Tuesday, February 23, 2010

Ay, Rosing!

Just like little children today, I spent more time with my mother than with any other member of the family. But like many children in middle-class Filipino families of the time, there was another woman. For me this was my yaya, Rosing (probably short for Rosita or Little Rose).

The family teased me endlessly for supposedly being in love with Rosing. This was a little boy of two or three years. I remember Rosing’s face and the flowered dress she wore so my memory is probably false. That’s how she looked in a photograph in the family album. My mother indulged, maybe even initiated the teasing. She would take out her maroon-bound volume of sheet music from inside the piano seat and play the Ilonggo song, Ay, Rosing! Hapless I would be persuaded to sing the love song in my reedy, childish voice.

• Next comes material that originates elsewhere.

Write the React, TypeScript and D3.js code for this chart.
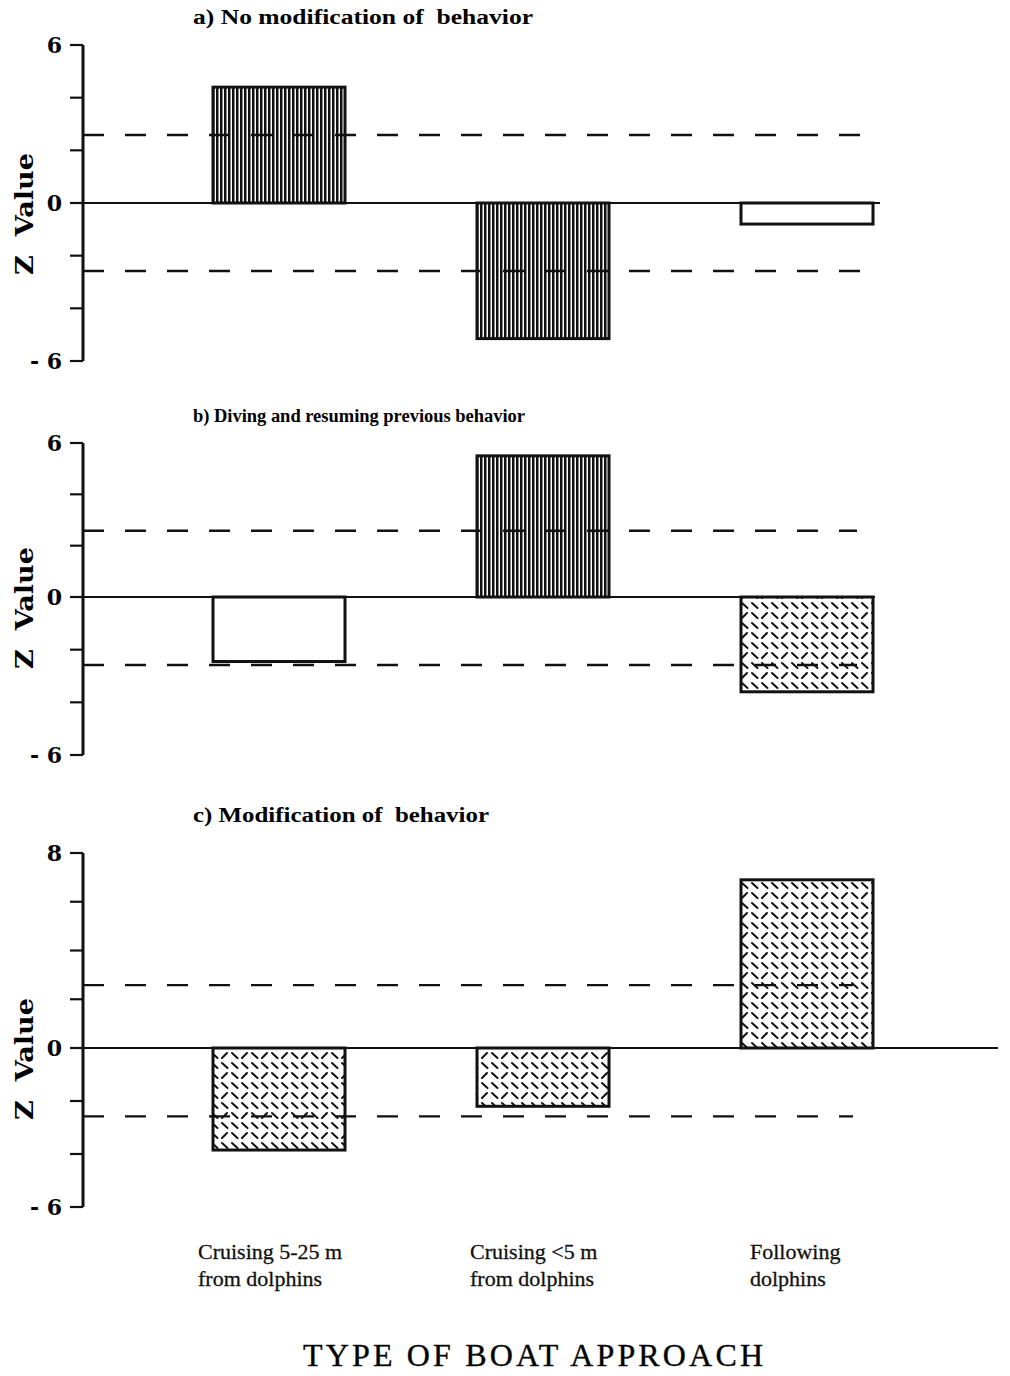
import * as d3 from "d3";

const W = 1010;
const H = 1376;

const categories = ["c1", "c2", "c3"];
const catLines = [
  ["Cruising 5-25 m", "from dolphins"],
  ["Cruising <5 m", "from dolphins"],
  ["Following", "dolphins"],
];

const titles = [
  "a) No modification of  behavior",
  "b) Diving and resuming previous behavior",
  "c) Modification of  behavior",
];
const valuesA = [4.4, -5.15, -0.8];
const valuesB = [-2.45, 5.5, -3.6];
const valuesC = [-3.85, -2.2, 6.9];
const fillsA = ["vert", "vert", "white"];
const fillsB = ["white", "vert", "dash"];
const fillsC = ["dash", "dash", "dash"];
const critical = 2.58;
const tickValuesA = [6, 4, 2, 0, -2, -4, -6];
const tickValuesC = [8, 6, 4, 2, 0, -2, -4, -6];

// per panel: domain top/0/bottom mapped to pixel rows (axes in the scan are not quite uniform)
const panels = [
  { title: titles[0], values: valuesA, fills: fillsA, ticks: tickValuesA, dom: [6, 0, -6], rng: [45, 203, 361], titleY: 24, titleW: 340, titleSize: 20, adjust: "spacingAndGlyphs", zeroEnd: 880, dashEnd: 862 },
  { title: titles[1], values: valuesB, fills: fillsB, ticks: tickValuesA, dom: [6, 0, -6], rng: [443, 597, 755], titleY: 422, titleW: 332, titleSize: 18.5, adjust: "spacing", zeroEnd: 875, dashEnd: 857 },
  { title: titles[2], values: valuesC, fills: fillsC, ticks: tickValuesC, dom: [8, 0, -6], rng: [853, 1048, 1207], titleY: 822, titleW: 296, titleSize: 20, adjust: "spacingAndGlyphs", zeroEnd: 998, dashEnd: 853 },
];

const AXIS_X = 83;
const SERIF = "'Liberation Serif', 'DejaVu Serif', serif";
const WIDE = "'DejaVu Serif', 'Liberation Serif', serif";
const labelShift = [-15, -7, 9];

export default function App() {
  const x = d3.scaleBand().domain(categories).range([147, 939]).paddingInner(0.5).paddingOuter(0.25);

  return (
    <svg width={W} height={H} viewBox={`0 0 ${W} ${H}`} style={{ display: "block", background: "#fff", marginTop: -8, marginLeft: -8 }}>
      <defs>
        <pattern id="vert" width="4" height="4" patternUnits="userSpaceOnUse">
          <rect width="4" height="4" fill="#fff" />
          <rect width="2.5" height="4" fill="#111" />
        </pattern>
        <pattern id="dash" width="20" height="20" patternUnits="userSpaceOnUse">
          <rect width="20" height="20" fill="#fff" />
          <g stroke="#111" strokeWidth="2" strokeLinecap="round">
            <line x1="2" y1="3" x2="7.5" y2="8" />
            <line x1="12" y1="13" x2="17.5" y2="18" />
            <line x1="12" y1="3" x2="17.5" y2="8" />
            <line x1="2" y1="18" x2="7" y2="13" />
          </g>
        </pattern>
      </defs>

      {panels.map((p, pi) => {
        const y = d3.scaleLinear().domain(p.dom).range(p.rng);
        const y0 = y(0);
        return (
          <g key={pi}>
            <text
              x={193}
              y={p.titleY}
              fontFamily={SERIF}
              fontWeight="bold"
              fontSize={p.titleSize}
              textLength={p.titleW}
              lengthAdjust={p.adjust}
              style={{ whiteSpace: "pre" }}
            >
              {p.title}
            </text>
            <text
              transform={`translate(33, ${y0 + 11}) rotate(-90)`}
              textAnchor="middle"
              fontFamily={WIDE}
              fontWeight="bold"
              fontSize={25}
              textLength={122}
              lengthAdjust="spacingAndGlyphs"
              style={{ whiteSpace: "pre" }}
            >
              Z  Value
            </text>

            {/* bars */}
            {p.values.map((v, i) => {
              const x0 = x(categories[i]) as number;
              const top = Math.min(y(v), y0);
              const h = Math.abs(y(v) - y0);
              const f = p.fills[i];
              return (
                <rect
                  key={i}
                  x={x0}
                  y={top}
                  width={x.bandwidth()}
                  height={h}
                  fill={f === "white" ? "#fff" : `url(#${f})`}
                  stroke="#111"
                  strokeWidth={3}
                />
              );
            })}

            {/* zero line */}
            <line x1={AXIS_X} x2={p.zeroEnd} y1={y0} y2={y0} stroke="#111" strokeWidth={2.2} />

            {/* critical value dashed lines */}
            {[critical, -critical].map((c) => (
              <line
                key={c}
                x1={AXIS_X}
                x2={p.dashEnd}
                y1={y(c)}
                y2={y(c)}
                stroke="#111"
                strokeWidth={2.4}
                strokeDasharray="21 21"
              />
            ))}

            {/* axis */}
            <line x1={AXIS_X} x2={AXIS_X} y1={y(p.dom[0])} y2={y(p.dom[2])} stroke="#111" strokeWidth={3} />
            {p.ticks.map((t) => (
              <line key={t} x1={AXIS_X - 13} x2={AXIS_X} y1={y(t)} y2={y(t)} stroke="#111" strokeWidth={2.2} />
            ))}
            {[p.dom[0], 0, p.dom[2]].map((t) => (
              <text
                key={t}
                x={62}
                y={y(t) + 8}
                textAnchor="end"
                fontFamily={WIDE}
                fontWeight="bold"
                fontSize={22}
              >
                {t < 0 ? `- ${Math.abs(t)}` : t}
              </text>
            ))}
          </g>
        );
      })}

      {/* category labels */}
      {catLines.map((lines, i) => (
        <text key={i} fontFamily={SERIF} fontSize={22} fill="#111" stroke="#111" strokeWidth={0.3}>
          {lines.map((l, j) => (
            <tspan key={j} x={(x(categories[i]) as number) + labelShift[i]} y={1259 + j * 27}>
              {l}
            </tspan>
          ))}
        </text>
      ))}

      <text
        x={533}
        y={1366}
        textAnchor="middle"
        fontFamily={SERIF}
        fontSize={32}
        stroke="#111"
        strokeWidth={0.4}
        textLength={460}
        lengthAdjust="spacing"
      >
        TYPE OF BOAT APPROACH
      </text>
    </svg>
  );
}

Thus are we trained about love the puny understanding of which we carry the rest of our lives. Some of us, already feeble with age, divorced or with a string of relationships like school trophies on the shelf, are still searching for that elusive fairytale we were introduced to as children. It was an almost embryonic closeness we try again and again to find in sexual, physical or emotional intimacy.

Many of us find it, but late at night, sleepless and queerly restless, we ask ourselves if we’ve simply given it up as a dream. “When I was a child, I spoke like a child, I understood as a child, I thought as a child: but when I became a man, I put away childish things….” Maybe growing up is a matter of putting away what we treasured as a child. To each season are its own treasures. We have to throw out the old to make room for the new. Others do, not I. For me the past beckons even more today, promising treasures I have yet to unearth.